The #91 RSR finished in a disappointing fifth place, a result that could have been much better had it not been for the failed shock absorbers. In the GTE AM class, the #77 Proton Racing 991 RSR of Patrick Dempsey/Patrick Long/Marco Seefried drove a near faultless race to finish a fine second in class.
Motorsport season 2016
WEC Silverstone 6 Hours, 17 April 2016
This was the season in which Porsche did not have a new car with which to enter the WEC. It was the year in which the factory had decided that their new car was not quite ready, and it would only break cover later in the year for the following season. As a result, it was decided that the factory would put its effort behind a customer team in the Pro class.
The GTE Pro field consisted of four manufacturers (Aston Martin, Ford, Ferrari and Porsche), while the GTE Am class consisted of six teams: Aston Martin Racing, AF Corse, KCMG, Larbre Compétition, Abu Dhabi-Proton Racing and Gulf Racing. The whole field comprised 33 cars, which was a healthy number for this championship.
The race got underway under bright skies, although it was a fairly chilly day. Folk will remember this race for the collision between Brendon Hartley in the #1 Porsche 919 Hybrid and Michael Wainwright in the #86 Gulf Racing Porsche 911 RSR. Wainwright was minding his own business as he approached the Farm Curve, and Hartley cut across his bows causing the retirement of both cars. This handed the lead temporarily to Neel Jani in the sister #2 Porsche.
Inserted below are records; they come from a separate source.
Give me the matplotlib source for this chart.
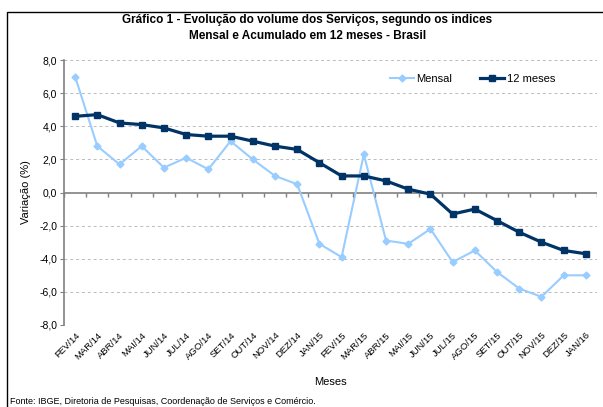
import numpy as np
import matplotlib.pyplot as plt
from matplotlib.patches import Rectangle

plt.rcParams['font.family'] = ['Liberation Sans', 'DejaVu Sans']

meses = ['FEV/14', 'MAR/14', 'ABR/14', 'MAI/14', 'JUN/14', 'JUL/14', 'AGO/14',
         'SET/14', 'OUT/14', 'NOV/14', 'DEZ/14', 'JAN/15', 'FEV/15', 'MAR/15',
         'ABR/15', 'MAI/15', 'JUN/15', 'JUL/15', 'AGO/15', 'SET/15', 'OUT/15',
         'NOV/15', 'DEZ/15', 'JAN/16']
mensal = [7.0, 2.8, 1.7, 2.8, 1.5, 2.1, 1.4, 3.1, 2.0, 1.0, 0.5, -3.1, -3.9, 2.3,
          -2.9, -3.1, -2.2, -4.2, -3.5, -4.8, -5.8, -6.3, -5.0, -5.0]
doze_meses = [4.6, 4.7, 4.2, 4.1, 3.9, 3.5, 3.4, 3.4, 3.1, 2.8, 2.6, 1.8, 1.0, 1.0,
              0.7, 0.2, -0.1, -1.3, -1.0, -1.7, -2.4, -3.0, -3.5, -3.7]
yticks = [8, 6, 4, 2, 0, -2, -4, -6, -8]

fig = plt.figure(figsize=(6.03, 4.07), dpi=100)
fig.patches.append(Rectangle((7 / 603, -0.1), 1.2, 1 - 12 / 407 + 0.1,
                             transform=fig.transFigure, fill=False,
                             edgecolor='black', linewidth=1.0))

ax = fig.add_axes([64 / 603, 1 - 325 / 407, 533 / 603, 265 / 407])
x = np.arange(len(meses))

ax.plot(x, mensal, color='#99CCFF', marker='D', markersize=3.5, linewidth=1.5,
        label='Mensal')
ax.plot(x, doze_meses, color='#003366', marker='s', markersize=4.2, linewidth=2.3,
        label='12 meses')

ax.set_xlim(-0.5, len(meses) - 0.5)
ax.set_ylim(-8, 8)
ax.set_yticks(yticks)
ax.set_yticklabels([f'{v:.1f}'.replace('.', ',') for v in yticks], fontsize=7.5)
for v in yticks:
    if v != 0:
        ax.axhline(v, color='#BBBBBB', linestyle=(0, (3, 3)), linewidth=0.7, zorder=0)
ax.axhline(0, color='#808080', linewidth=1.2, zorder=1)
ax.vlines(np.arange(len(meses) + 1) - 0.5, -0.3, 0, color='#808080', linewidth=1.0)

ax.set_xticks(x)
ax.set_xticklabels(meses, rotation=45, ha='right', rotation_mode='anchor', fontsize=6.8)
ax.tick_params(axis='x', length=0, pad=4)
ax.tick_params(axis='y', length=3, color='#808080', pad=2)

for s in ['top', 'right', 'bottom']:
    ax.spines[s].set_visible(False)
ax.spines['left'].set_color('#808080')
ax.spines['left'].set_linewidth(1.2)

ax.set_ylabel('Variação (%)', fontsize=8, labelpad=6)
ax.set_xlabel('Meses', fontsize=8, labelpad=11)

ax.legend(loc='upper right', bbox_to_anchor=(0.94, 0.985), ncol=2, frameon=False,
          fontsize=8, handlelength=2.2, handletextpad=0.2, columnspacing=2.5)

fig.text(0.51, 1 - 28 / 407, 'Gráfico 1 - Evolução do volume dos Serviços, segundo os indices\n'
         'Mensal e Acumulado em 12 meses - Brasil', ha='center', va='center',
         fontsize=8.5, fontweight='bold', linespacing=1.4)
fig.text(10 / 603, 1 - 401 / 407, 'Fonte: IBGE, Diretoria de Pesquisas, Coordenação de Serviços e Comércio.',
         fontsize=6.5, va='center')

fig.savefig('out.png', dpi=100)
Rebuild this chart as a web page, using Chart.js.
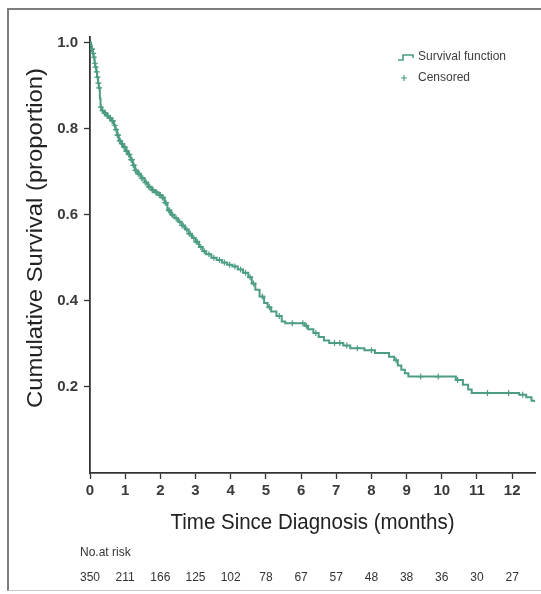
<!DOCTYPE html>
<html>
<head>
<meta charset="utf-8">
<script src="https://cdn.jsdelivr.net/npm/chart.js@4.4.1/dist/chart.umd.min.js"></script>
<style>
  html, body { margin: 0; padding: 0; background: #fff; }
  #wrap { position: relative; width: 541px; height: 594px; }
  #frame {
    position: absolute; left: 7px; top: 8px; width: 534px; height: 583px;
    border-left: 2px solid #7d7d7d; border-top: 2px solid #7d7d7d;
    border-bottom: 1px solid #c8c8c8; box-sizing: border-box;
  }
  canvas { position: absolute; left: 0; top: 0; }
</style>
</head>
<body>
<div id="wrap">
  <div id="frame"></div>
  <canvas id="km" width="541" height="594"></canvas>
</div>
<script>
// Kaplan-Meier estimate (months, proportion surviving)
const survTimes = [
  0, 0.03, 0.05, 0.08, 0.10, 0.13, 0.15, 0.18, 0.20, 0.23, 0.25, 0.28, 0.30, 0.33,
  0.40, 0.48, 0.55, 0.62, 0.68, 0.72, 0.77, 0.82, 0.88, 0.95, 1.02, 1.08, 1.15,
  1.22, 1.28, 1.35, 1.45, 1.55, 1.65, 1.75, 1.85, 1.95, 2.05, 2.12, 2.20, 2.30,
  2.40, 2.50, 2.60, 2.70, 2.80, 2.90, 3.00, 3.10, 3.20, 3.30, 3.45, 3.60, 3.75,
  3.90, 4.05, 4.20, 4.35, 4.50, 4.60, 4.70, 4.82, 4.95, 5.05, 5.15, 5.30, 5.45,
  5.55, 6.10, 6.20, 6.35, 6.50, 6.65, 6.80, 7.20, 7.40, 7.80, 8.10, 8.50, 8.65,
  8.75, 8.85, 8.95, 9.05, 10.40, 10.60, 10.75, 10.85, 12.20, 12.40, 12.55, 12.65
];
const survValues = [
  1.000, 0.994, 0.985, 0.975, 0.966, 0.952, 0.943, 0.932, 0.920, 0.906, 0.895, 0.870, 0.850, 0.842,
  0.836, 0.830, 0.825, 0.818, 0.808, 0.798, 0.785, 0.772, 0.765, 0.757, 0.748, 0.740, 0.728,
  0.715, 0.703, 0.695, 0.685, 0.675, 0.665, 0.657, 0.652, 0.646, 0.640, 0.628, 0.610, 0.600,
  0.592, 0.584, 0.575, 0.566, 0.556, 0.546, 0.537, 0.525, 0.515, 0.508, 0.500, 0.495, 0.489,
  0.484, 0.480, 0.473, 0.465, 0.455, 0.440, 0.426, 0.410, 0.395, 0.385, 0.375, 0.365, 0.352,
  0.348, 0.342, 0.334, 0.325, 0.316, 0.308, 0.302, 0.296, 0.290, 0.285, 0.279, 0.270, 0.262,
  0.250, 0.240, 0.232, 0.224, 0.216, 0.205, 0.194, 0.186, 0.182, 0.176, 0.168, 0.165
];

// censored observations (tick marks on the curve)
const censTimes = [
  0.04, 0.06, 0.09, 0.11, 0.14, 0.16, 0.19, 0.21, 0.24, 0.26, 0.31, 0.36, 0.41, 0.44,
  0.49, 0.51, 0.56, 0.58, 0.63, 0.65, 0.70, 0.74, 0.78, 0.80, 0.84, 0.86, 0.90, 0.92,
  0.97, 0.99, 1.03, 1.05, 1.10, 1.12, 1.17, 1.19, 1.23, 1.25, 1.29, 1.31, 1.37, 1.40,
  1.47, 1.50, 1.57, 1.60, 1.67, 1.70, 1.77, 1.80, 1.87, 1.90, 1.97, 2.00, 2.06, 2.08,
  2.14, 2.16, 2.24, 2.26, 2.33, 2.35, 2.45, 2.55, 2.62, 2.65, 2.75, 2.82, 2.85, 2.95,
  3.02, 3.05, 3.15, 3.25, 3.38, 3.52, 3.68, 3.82, 3.97, 4.12, 4.28, 4.42, 4.55, 4.65,
  4.90, 5.10, 5.38, 5.75, 6.05, 6.15, 6.42, 6.95, 7.10, 7.30, 7.60, 8.00, 8.70, 9.40,
  9.90, 10.45, 11.30, 11.90, 12.30
];
const censValues = [
  0.985, 0.985, 0.975, 0.966, 0.952, 0.943, 0.932, 0.920, 0.906, 0.895, 0.850, 0.842, 0.836, 0.836,
  0.830, 0.830, 0.825, 0.825, 0.818, 0.818, 0.808, 0.798, 0.785, 0.785, 0.772, 0.772, 0.765, 0.765,
  0.757, 0.757, 0.748, 0.748, 0.740, 0.740, 0.728, 0.728, 0.715, 0.715, 0.703, 0.703, 0.695, 0.695,
  0.685, 0.685, 0.675, 0.675, 0.665, 0.665, 0.657, 0.657, 0.652, 0.652, 0.646, 0.646, 0.640, 0.640,
  0.628, 0.628, 0.610, 0.610, 0.600, 0.600, 0.592, 0.584, 0.575, 0.575, 0.566, 0.556, 0.556, 0.546,
  0.537, 0.537, 0.525, 0.515, 0.508, 0.500, 0.495, 0.489, 0.484, 0.480, 0.473, 0.465, 0.455, 0.440,
  0.410, 0.385, 0.365, 0.348, 0.348, 0.342, 0.325, 0.302, 0.302, 0.296, 0.290, 0.285, 0.262, 0.224,
  0.224, 0.216, 0.186, 0.186, 0.182
];

const xTicks = [0, 1, 2, 3, 4, 5, 6, 7, 8, 9, 10, 11, 12];
const yTicks = [0.2, 0.4, 0.6, 0.8, 1.0];
const atRisk = [350, 211, 166, 125, 102, 78, 67, 57, 48, 38, 36, 30, 27];

const green = '#4c9d84';
const ink = '#333333';
const sans = '"Liberation Sans", Arial, sans-serif';

// draw text squeezed horizontally to a given width (the original uses a condensed face)
function condensedText(ctx, text, cx, cy, width, angle) {
  ctx.save();
  ctx.translate(cx, cy);
  ctx.rotate(angle);
  const w = ctx.measureText(text).width;
  ctx.scale(width / w, 1);
  ctx.fillText(text, 0, 0);
  ctx.restore();
}

const extras = {
  id: 'extras',
  afterDraw(chart) {
    const ctx = chart.ctx;
    const xs = chart.scales.x;
    ctx.save();

    // axis titles
    ctx.fillStyle = '#222';
    ctx.font = '22px ' + sans;
    ctx.textAlign = 'center';
    ctx.textBaseline = 'middle';
    condensedText(ctx, 'Cumulative Survival (proportion)', 36, 238, 340, -Math.PI / 2);
    condensedText(ctx, 'Time Since Diagnosis (months)', (chart.chartArea.left + chart.chartArea.right) / 2, 523, 284, 0);

    // legend
    ctx.strokeStyle = green;
    ctx.lineWidth = 1.6;
    ctx.beginPath();
    ctx.moveTo(398, 60);
    ctx.lineTo(403, 60);
    ctx.lineTo(403, 55);
    ctx.lineTo(413, 55);
    ctx.lineTo(413, 58);
    ctx.stroke();
    ctx.lineWidth = 1.2;
    ctx.beginPath();
    ctx.moveTo(401, 78); ctx.lineTo(407, 78);
    ctx.moveTo(404, 75); ctx.lineTo(404, 81);
    ctx.stroke();
    ctx.fillStyle = '#3d3d3d';
    ctx.font = '12px ' + sans;
    ctx.textAlign = 'left';
    ctx.fillText('Survival function', 418, 57);
    ctx.fillText('Censored', 418, 78);

    // number at risk table
    ctx.fillStyle = ink;
    ctx.font = '12px ' + sans;
    ctx.fillText('No.at risk', 80, 553);
    ctx.textAlign = 'center';
    atRisk.forEach((n, i) => {
      ctx.fillText(String(n), xs.getPixelForValue(xTicks[i]), 578);
    });
    ctx.restore();
  }
};

new Chart(document.getElementById('km'), {
  type: 'line',
  data: {
    datasets: [
      {
        label: 'Survival function',
        data: survTimes.map((t, i) => ({ x: t, y: survValues[i] })),
        stepped: true,
        borderColor: green,
        borderWidth: 2,
        pointRadius: 0,
        fill: false
      },
      {
        label: 'Censored',
        data: censTimes.map((t, i) => ({ x: t, y: censValues[i] })),
        showLine: false,
        pointStyle: 'cross',
        pointRadius: 3,
        borderColor: green,
        borderWidth: 1.2,
        backgroundColor: green
      }
    ]
  },
  options: {
    responsive: false,
    animation: false,
    layout: { padding: { left: 0, top: 37, right: 6, bottom: 0 } },
    plugins: {
      legend: { display: false },
      tooltip: { enabled: false }
    },
    scales: {
      x: {
        type: 'linear',
        min: 0,
        max: 12.65,
        afterFit: s => { s.height = 121; },
        afterBuildTicks: s => { s.ticks = xTicks.map(v => ({ value: v })); },
        grid: { drawOnChartArea: false, tickLength: 6, color: ink, tickWidth: 1.3 },
        border: { color: ink, width: 1.8 },
        ticks: {
          padding: 3,
          maxRotation: 0,
          color: '#3a3a3a',
          font: { family: sans, size: 15, weight: 'bold' }
        }
      },
      y: {
        min: 0,
        max: 1.013,
        afterFit: s => { s.width = 90; },
        afterBuildTicks: s => { s.ticks = yTicks.map(v => ({ value: v })); },
        grid: { drawOnChartArea: false, tickLength: 6, color: ink, tickWidth: 1.3 },
        border: { color: ink, width: 1.8 },
        ticks: {
          padding: 6,
          color: '#3a3a3a',
          font: { family: sans, size: 15, weight: 'bold' },
          callback: v => v.toFixed(1)
        }
      }
    }
  },
  plugins: [extras]
});
</script>
</body>
</html>
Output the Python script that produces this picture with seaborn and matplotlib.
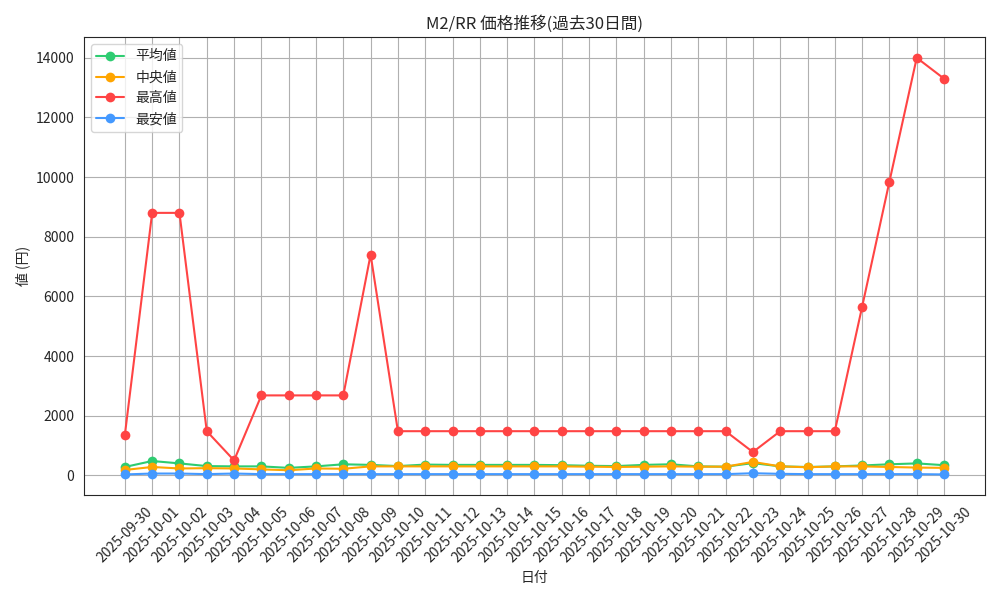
import matplotlib
matplotlib.use('Agg')
import matplotlib.pyplot as plt
import pandas as pd
import seaborn as sns

dates = pd.date_range('2025-09-30', '2025-10-30').strftime('%Y-%m-%d').tolist()
mean_vals = [280, 480, 400, 310, 300, 300, 250, 300, 370, 350, 310, 360, 350, 350, 350, 350,
             340, 320, 310, 350, 370, 300, 290, 410, 300, 280, 300, 330, 370, 400, 340]
median_vals = [180, 280, 230, 240, 230, 200, 170, 230, 220, 300, 300, 300, 300, 300, 300, 300,
               300, 290, 280, 290, 300, 290, 290, 450, 300, 270, 300, 300, 280, 260, 250]
max_vals = [1350, 8800, 8800, 1480, 500, 2680, 2680, 2680, 2680, 7400, 1480, 1480, 1480, 1480,
            1480, 1480, 1480, 1480, 1480, 1480, 1480, 1480, 1480, 780, 1480, 1480, 1480, 5650,
            9850, 14000, 13300]
min_vals = [30, 60, 60, 40, 60, 40, 40, 40, 40, 40, 40, 40, 40, 40, 40, 40,
            40, 40, 40, 40, 40, 40, 40, 70, 50, 40, 40, 40, 40, 40, 30]

sns.set_style('white')
plt.rcParams['font.family'] = ['Noto Sans CJK JP', 'DejaVu Sans']

df = pd.DataFrame({'日付': dates, '平均値': mean_vals, '中央値': median_vals,
                   '最高値': max_vals, '最安値': min_vals})
long = df.melt(id_vars='日付', var_name='series', value_name='値')
palette = {'平均値': '#2ecc71', '中央値': '#ffa500', '最高値': '#ff4444', '最安値': '#4499ff'}

fig, ax = plt.subplots(figsize=(10, 6), dpi=100)
sns.lineplot(data=long, x='日付', y='値', hue='series', palette=palette, marker='o',
             markersize=7, markeredgewidth=0, linewidth=1.5, sort=False, ax=ax)
ax.grid(True, color='#b0b0b0')
ax.set_title('M2/RR 価格推移(過去30日間)')
ax.set_xlabel('日付')
ax.set_ylabel('値 (円)')
plt.xticks(rotation=45)
ax.legend(title=None, loc='upper left')
plt.tight_layout()
plt.savefig('out.png')
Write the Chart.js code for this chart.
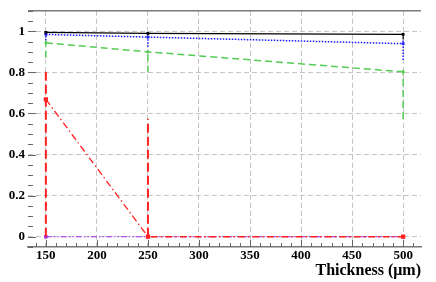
<!DOCTYPE html>
<html>
<head>
<meta charset="utf-8">
<script src="https://cdn.jsdelivr.net/npm/chart.js@4/dist/chart.umd.min.js"></script>
<style>
  html, body { margin: 0; padding: 0; background: #fff; }
  #wrap { width: 436px; height: 282px; }
</style>
</head>
<body>
<div id="wrap"><canvas id="c"></canvas></div>
<script>
// thickness values (um)
const thickness = [150, 250, 500];

// efficiencies
const effBlack  = [0.995, 0.99, 0.985];
const errBlackLo = [0.005, 0.01, 0.025];
const errBlackHi = [0.003, 0.005, 0.008];

const effBlue   = [0.985, 0.972, 0.94];
const errBlueLo = [0.03, 0.047, 0.08];
const errBlueHi = [0.01, 0.015, 0.02];

const effGreen  = [0.944, 0.90, 0.803];
const errGreenLo = [0.072, 0.10, 0.23];
const errGreenHi = [0.01, 0.01, 0.01];

const effRed    = [0.669, 0, 0];
const errRedLo  = [0.669, 0, 0];
const errRedHi  = [0.145, 0.574, 0];

const effViolet = [0, 0, 0];

const yTickLabels = [0, 0.2, 0.4, 0.6, 0.8, 1];
const xTickLabels = [150, 200, 250, 300, 350, 400, 450, 500];

function pts(ys) {
  return thickness.map((t, i) => ({x: t, y: ys[i]}));
}

// one small 2-point dataset per error bar
function errBars(ys, lo, hi, color, dash, width) {
  return thickness.map((t, i) => ({
    data: [{x: t, y: ys[i] - lo[i]}, {x: t, y: ys[i] + hi[i]}],
    borderColor: color,
    borderDash: dash,
    borderWidth: width,
    pointRadius: 0,
    showLine: true,
    fill: false
  }));
}

function series(ys, color, dash, width, radius) {
  return {
    data: pts(ys),
    borderColor: color,
    backgroundColor: color,
    borderDash: dash,
    borderWidth: width,
    pointStyle: 'rect',
    pointRadius: radius,
    pointBorderWidth: 0,
    showLine: true,
    fill: false
  };
}

const cBlack = '#000000';
const cBlue = '#1a1aff';
const cGreen = '#55cc55';
const cRed = '#ff2020';
const cViolet = '#9a2cf0';

// chart.js paints index 0 last, so the top-most series goes first
const datasets = [
  series(effBlack, cBlack, [], 1.2, 2),
  ...errBars(effBlack, errBlackLo, errBlackHi, cBlack, [], 1.2),
  series(effBlue, cBlue, [1.5, 1.5], 1.5, 2),
  ...errBars(effBlue, errBlueLo, errBlueHi, cBlue, [1.5, 1.5], 1.5),
  series(effGreen, cGreen, [7, 4], 1.5, 1.8),
  ...errBars(effGreen, errGreenLo, errGreenHi, cGreen, [7, 4], 1.5),
  series(effRed, cRed, [7, 3, 1.5, 3], 1.3, 3),
  ...errBars(effRed, errRedLo, errRedHi, cRed, [9, 4], 2),
  series(effViolet, cViolet, [6, 2, 1.5, 2, 1.5, 2], 1.2, 2.5)
];

const font = 'Liberation Serif';

// ROOT style inward ticks and top frame line
const frame = {
  id: 'frame',
  beforeDatasetsDraw(chart) {
    const {ctx, chartArea: a, scales: {x, y}} = chart;
    ctx.save();
    ctx.strokeStyle = '#7a7a7a';
    ctx.lineWidth = 1.5;
    ctx.beginPath();
    ctx.moveTo(a.left, a.top);
    ctx.lineTo(a.right, a.top);
    ctx.stroke();
    ctx.lineWidth = 1;
    ctx.strokeStyle = '#666';
    ctx.beginPath();
    for (let v = 140; v <= 510; v += 10) {
      const px = Math.round(x.getPixelForValue(v)) + 0.5;
      const len = v % 50 === 0 ? 7 : 4;
      ctx.moveTo(px, a.bottom);
      ctx.lineTo(px, a.bottom - len);
    }
    for (let k = -1; k <= 22; k++) {
      const v = k * 0.05;
      const py = Math.round(y.getPixelForValue(v)) + 0.5;
      const len = k % 4 === 0 ? 8 : 5;
      ctx.moveTo(a.left, py);
      ctx.lineTo(a.left + len, py);
    }
    ctx.stroke();
    ctx.restore();
  }
};

new Chart(document.getElementById('c'), {
  type: 'scatter',
  data: {datasets: datasets},
  options: {
    responsive: true,
    maintainAspectRatio: false,
    animation: false,
    layout: {padding: {top: 7, right: 15, left: 0, bottom: 0}},
    plugins: {legend: {display: false}, tooltip: {enabled: false}},
    scales: {
      x: {
        type: 'linear',
        min: 132.5,
        max: 517.5,
        afterBuildTicks: s => { s.ticks = xTickLabels.map(v => ({value: v})); },
        afterFit: s => { s.height = 35; },
        ticks: {
          padding: 1,
          color: '#000',
          font: {family: font, size: 13, weight: 'bold'}
        },
        grid: {drawTicks: false, color: '#c4c4c4', lineWidth: 1},
        border: {display: true, color: '#777', width: 1.5, dash: [5, 3]},
        title: {
          display: true,
          text: 'Thickness (\u03bcm)',
          align: 'end',
          color: '#000',
          padding: {top: 0, bottom: 2},
          font: {family: font, size: 16, weight: 'bold'}
        }
      },
      y: {
        type: 'linear',
        min: -0.05,
        max: 1.1,
        afterBuildTicks: s => { s.ticks = yTickLabels.map(v => ({value: v})); },
        afterFit: s => { s.width = 28; },
        ticks: {
          padding: 3,
          color: '#000',
          font: {family: font, size: 13, weight: 'bold'},
          callback: v => String(Math.round(v * 10) / 10)
        },
        grid: {drawTicks: false, color: '#c4c4c4', lineWidth: 1},
        border: {display: false, dash: [5, 3]}
      }
    }
  },
  plugins: [frame]
});
</script>
</body>
</html>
Christensen’s right-front tyre was punctured at Becketts corner and he made a pit stop for a replacement wheel, while Bachler suffered a front-right suspension issue on his car. Otherwise, it was a fairly uneventful race as far as the Porsche 911s was concerned, as they were all running with 2015 machinery, being effectively outclassed.
Le Mans 24 Hours, 18-19 June 2016
Fifty years earlier, to the day, Ford celebrated their first overall Le Mans 24 Hours victory, and they did it in style with a 1-2-3 finish with a trio of Ford GT40s! Now, fifty years on, Ford wanted desperately to replicate their 1-2-3 result in their hope of a clean sweep in the GTE Pro class with their new Ford GTs. Alas, it was not to be, as Ferrari spoilt their party finishing second in class, and so Ford had to be content with a 1-3 finish.
As mentioned earlier, Porsche had not prepared their factory cars for the WEC, but they entered the Le Mans 24 Hours with a factory contingent because of the importance of the race. The 2015 911 RSR was suitably upgraded to satisfy the regulations and to give the cars a chance of competing. However, the pair of Porsche 911 RSRs did not get a look in as both factory cars retired with mechanical problems. The top finishing Porsche was the #88 Abu Dhabi-Proton Racing 911, a privately entered car in the GTE Am class. They did however have the satisfaction of finishing third in the GTE Am class. Although Porsche did win the race overall with the #2 Porsche 919 Hybrid, for the two GTE Pro teams, it was a year they would probably like to forget as the 911 RSRs were so handicapped with their BoP settings, they stood no chance from the word go.
This was the final year of the 911 RSR in the traditional rear-engine format, a hallmark of the model since its inception. The following season would see an altogether different car, one with its engine located ahead of the rear axle, and its gearbox behind! For the GT teams, this was not the way that they had wanted to bow out with such an iconic racer, one on which Porsche had built its reputation, but sometimes these factors are out of your hands.